I can guide the reader better to that point.
And the backstory can unfold. You don't tell us about the Mage Master in you first chapter, and when you mention the Age of Magic you don't give us the full history right away.
6) adding 'her' as an extra word when not needed. Ex: Her hair worked loose as she straightened up and she pulled the rag off it to be sure the knots were tight. Her hair fell halfway down her back, a bit darker than her daughter's but still shiny without sorcery. Possible revision: Her hair worked loose as she straightened up, pulling the rag off (eliminate it) to be sure the knots were tight. (Synonym to avoid repeat) The whole mess fell halfway down her back...
First example possible. As to the second, Melayne's hair is not a mess, not in whole, not in part! (There, how's that for repetition?)
7) If Merran were here instead of practicing, she'd be asking why they were fooling around with vinegar instead of finding a spell for the job. (Add a clarifier here. This was a sign of her daughter's inexperience.)
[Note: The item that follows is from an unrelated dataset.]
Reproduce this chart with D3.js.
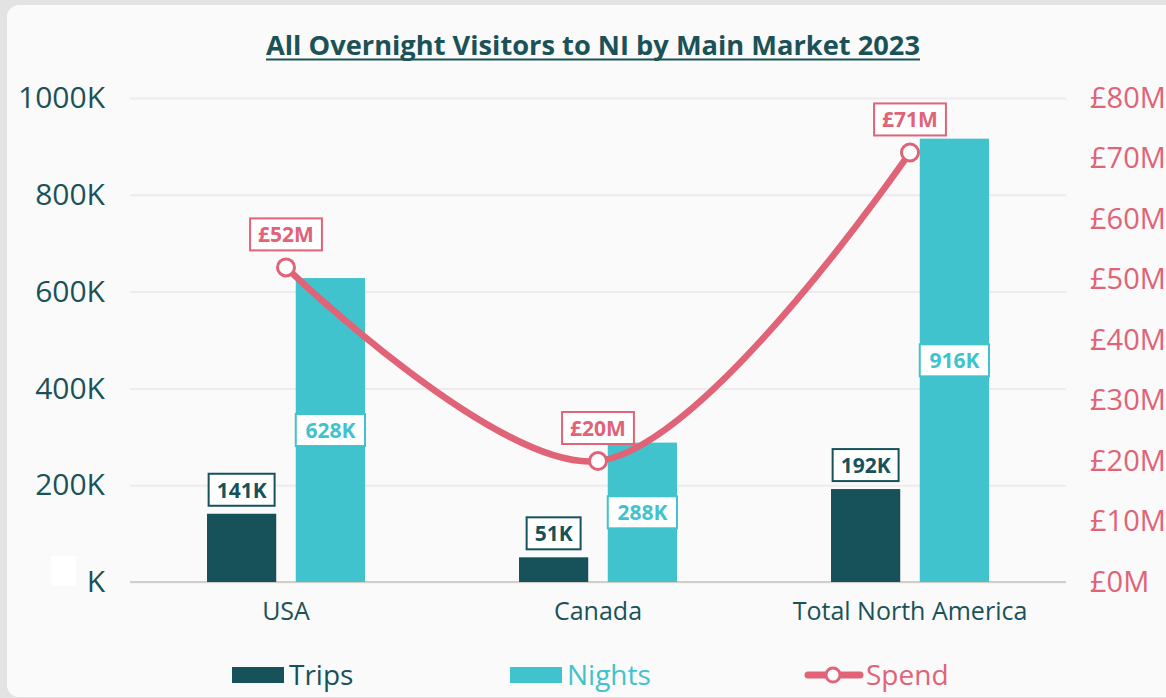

What, I'm not showing it with the tender boiled laundry?
8) LOTS of 'was' added to your verbage. Ex: Someone was moving (moved) out front.
Eowne was falling (fell) against a wall and buckling.
First example, maybe. Second example, no. It announces a sudden change and contrast in the (perceived) speed of the action.
You and I will probably disagree on this for a long time.
9) Gone ... Barris ... Caneth ... they're gone ... dau-COUGH-ghter." She looked past the standing brick Hearth, past the charcoal bins (I dispute that Eowyne would know this. She is concussed, reeling from the explosion, and then the air was full of ash. All she knows is 'where is my baby? He's sick!)
If she trusts what she saw about her son, she has to trust what she saw with the others who were there. That was the last thing she saw before the air turned to mud.
I should probably have her describe it. She didn't hit her head against the wall, by the way. She slumped down as she watched in horror.
This continues to improve. You writing isn't static and the kitchen scene does a good job of setting the stage instead of leaving a blank curtain for me to guess about the surroundings. You explain that Merran was wearing house shoes (or mocasins) and is feeling the rocks through her soles. I didn't get that before.
You are relaying Melayne better. I have a better sense of her size, appearance, and disposition. Her training matches her upbringing. Now start adding this to Merran and Jamen. Ex: Most sorcerers wear those bracelets. You and your father don't. (Jamen knows exactly four sorcerers. Goran, Melayne, her husband, and Merran. Three of four wear the bracelets. Correct these little details because Jamen doesn't see bunches of sorcerers travelling through this hick town)
You are doing better on power descriptions, clarifying how Fire works in this world and letting us know what happens around Melayne as she puts out the chaos.
I'm still spending 8 words where I should spend five.
Oh, Jamen has come in contact with other sorcerers. He's not that isolated. Compared to Merran, he's practically cosmopolitan.